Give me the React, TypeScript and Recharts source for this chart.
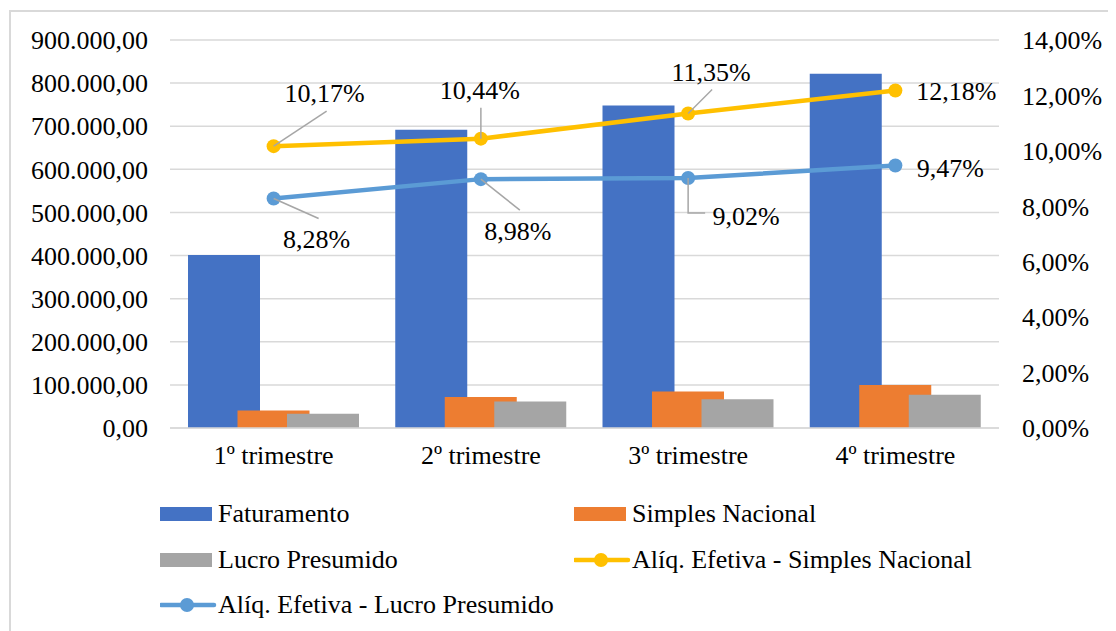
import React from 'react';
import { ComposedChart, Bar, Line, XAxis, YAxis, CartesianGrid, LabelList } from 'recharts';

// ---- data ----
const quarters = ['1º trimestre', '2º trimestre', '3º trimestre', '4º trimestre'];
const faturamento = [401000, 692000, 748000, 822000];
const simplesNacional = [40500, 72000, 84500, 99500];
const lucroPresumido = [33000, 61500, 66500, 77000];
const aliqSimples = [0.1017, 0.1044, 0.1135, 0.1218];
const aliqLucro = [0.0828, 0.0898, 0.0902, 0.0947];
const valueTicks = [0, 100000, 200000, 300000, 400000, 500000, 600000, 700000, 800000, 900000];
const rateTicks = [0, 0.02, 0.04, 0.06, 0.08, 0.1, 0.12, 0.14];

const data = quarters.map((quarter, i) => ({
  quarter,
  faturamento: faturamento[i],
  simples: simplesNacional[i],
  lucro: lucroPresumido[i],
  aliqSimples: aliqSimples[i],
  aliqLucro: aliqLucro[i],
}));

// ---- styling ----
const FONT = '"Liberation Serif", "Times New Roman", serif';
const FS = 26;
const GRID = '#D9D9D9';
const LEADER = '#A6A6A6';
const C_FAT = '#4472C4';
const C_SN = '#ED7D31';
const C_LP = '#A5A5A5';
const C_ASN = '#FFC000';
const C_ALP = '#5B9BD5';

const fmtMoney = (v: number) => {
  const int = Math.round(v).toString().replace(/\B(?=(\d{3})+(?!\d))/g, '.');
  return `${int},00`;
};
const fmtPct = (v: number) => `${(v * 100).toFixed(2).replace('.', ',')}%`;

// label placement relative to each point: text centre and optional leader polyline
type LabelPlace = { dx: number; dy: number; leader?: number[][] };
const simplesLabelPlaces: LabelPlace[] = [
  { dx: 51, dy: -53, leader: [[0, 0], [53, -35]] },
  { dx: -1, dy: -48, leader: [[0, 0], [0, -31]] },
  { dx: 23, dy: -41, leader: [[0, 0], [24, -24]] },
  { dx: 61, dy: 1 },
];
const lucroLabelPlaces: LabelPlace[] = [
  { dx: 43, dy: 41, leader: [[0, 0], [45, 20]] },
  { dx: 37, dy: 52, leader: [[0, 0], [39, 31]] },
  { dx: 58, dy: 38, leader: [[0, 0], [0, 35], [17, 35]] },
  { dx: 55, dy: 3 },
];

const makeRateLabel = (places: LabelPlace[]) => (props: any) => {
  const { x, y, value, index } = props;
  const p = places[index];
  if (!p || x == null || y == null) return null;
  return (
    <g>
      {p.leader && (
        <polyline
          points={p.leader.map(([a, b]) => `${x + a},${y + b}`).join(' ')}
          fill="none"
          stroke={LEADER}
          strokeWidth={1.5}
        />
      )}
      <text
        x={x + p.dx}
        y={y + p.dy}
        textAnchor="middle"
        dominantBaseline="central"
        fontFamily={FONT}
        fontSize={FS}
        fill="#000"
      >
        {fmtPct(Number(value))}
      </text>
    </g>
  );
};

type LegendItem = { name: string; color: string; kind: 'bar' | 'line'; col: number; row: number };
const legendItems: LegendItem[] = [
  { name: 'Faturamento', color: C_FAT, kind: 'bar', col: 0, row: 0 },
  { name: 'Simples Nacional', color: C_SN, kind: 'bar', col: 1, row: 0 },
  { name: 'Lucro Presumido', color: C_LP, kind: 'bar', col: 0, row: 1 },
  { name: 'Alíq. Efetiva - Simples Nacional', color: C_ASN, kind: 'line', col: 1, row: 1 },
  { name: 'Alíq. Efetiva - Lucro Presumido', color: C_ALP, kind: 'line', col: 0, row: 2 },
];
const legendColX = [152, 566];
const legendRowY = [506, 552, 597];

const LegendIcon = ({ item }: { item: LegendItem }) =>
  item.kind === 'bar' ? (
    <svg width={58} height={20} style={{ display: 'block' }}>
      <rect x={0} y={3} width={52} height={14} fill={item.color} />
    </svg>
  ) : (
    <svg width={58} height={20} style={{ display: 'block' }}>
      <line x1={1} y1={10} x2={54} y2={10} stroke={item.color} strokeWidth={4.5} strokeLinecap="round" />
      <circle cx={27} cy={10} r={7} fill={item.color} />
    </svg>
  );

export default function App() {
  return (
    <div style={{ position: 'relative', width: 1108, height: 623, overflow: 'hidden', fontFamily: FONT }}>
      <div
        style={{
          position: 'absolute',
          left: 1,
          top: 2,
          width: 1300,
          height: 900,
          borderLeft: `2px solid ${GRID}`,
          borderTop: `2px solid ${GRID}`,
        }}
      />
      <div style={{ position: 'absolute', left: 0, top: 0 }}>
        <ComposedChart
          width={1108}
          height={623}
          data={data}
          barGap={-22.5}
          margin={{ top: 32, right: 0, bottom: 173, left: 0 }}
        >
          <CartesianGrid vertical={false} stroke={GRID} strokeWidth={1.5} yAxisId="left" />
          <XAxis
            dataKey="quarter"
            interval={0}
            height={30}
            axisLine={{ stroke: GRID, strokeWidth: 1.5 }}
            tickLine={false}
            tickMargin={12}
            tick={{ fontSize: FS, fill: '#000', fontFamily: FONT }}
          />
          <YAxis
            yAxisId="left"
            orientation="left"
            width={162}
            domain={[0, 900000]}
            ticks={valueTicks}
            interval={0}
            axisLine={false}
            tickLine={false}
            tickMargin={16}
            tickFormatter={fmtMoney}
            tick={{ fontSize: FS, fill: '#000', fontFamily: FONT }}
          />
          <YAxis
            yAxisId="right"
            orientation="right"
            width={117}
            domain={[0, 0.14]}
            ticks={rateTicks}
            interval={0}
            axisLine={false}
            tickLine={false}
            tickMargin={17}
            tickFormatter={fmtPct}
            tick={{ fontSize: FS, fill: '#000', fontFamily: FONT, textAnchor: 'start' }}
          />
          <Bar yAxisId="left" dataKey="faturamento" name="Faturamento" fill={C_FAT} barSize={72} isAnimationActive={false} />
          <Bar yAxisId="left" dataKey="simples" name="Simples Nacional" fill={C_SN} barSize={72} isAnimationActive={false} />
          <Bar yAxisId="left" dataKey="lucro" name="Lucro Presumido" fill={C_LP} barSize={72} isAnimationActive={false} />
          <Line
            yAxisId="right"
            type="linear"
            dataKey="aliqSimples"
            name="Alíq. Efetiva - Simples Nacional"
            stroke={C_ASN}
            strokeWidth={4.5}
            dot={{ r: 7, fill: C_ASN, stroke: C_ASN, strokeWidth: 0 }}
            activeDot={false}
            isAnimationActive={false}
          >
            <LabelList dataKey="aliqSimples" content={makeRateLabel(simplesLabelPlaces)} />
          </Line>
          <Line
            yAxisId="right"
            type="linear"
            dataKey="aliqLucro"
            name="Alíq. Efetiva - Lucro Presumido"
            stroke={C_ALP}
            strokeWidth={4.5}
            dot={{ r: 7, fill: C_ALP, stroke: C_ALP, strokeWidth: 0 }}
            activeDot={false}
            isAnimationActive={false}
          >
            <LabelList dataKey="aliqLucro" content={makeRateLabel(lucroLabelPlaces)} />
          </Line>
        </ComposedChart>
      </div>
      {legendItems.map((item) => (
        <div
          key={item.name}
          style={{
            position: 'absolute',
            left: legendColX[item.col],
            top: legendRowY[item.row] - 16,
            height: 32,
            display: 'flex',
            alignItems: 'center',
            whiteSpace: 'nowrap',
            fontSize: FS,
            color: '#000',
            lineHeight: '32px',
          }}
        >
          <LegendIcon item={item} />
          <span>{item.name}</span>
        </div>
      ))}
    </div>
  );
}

··········

◆ Brief:
Give back exactly the lines from the first line of the data through the line with "YAxis, CartesianGrid, LabelList", pictures excluded.

◆ The completed task:
Give me the React, TypeScript and Recharts source for this chart.
import React from 'react';
import { ComposedChart, Bar, Line, XAxis, YAxis, CartesianGrid, LabelList } from 'recharts';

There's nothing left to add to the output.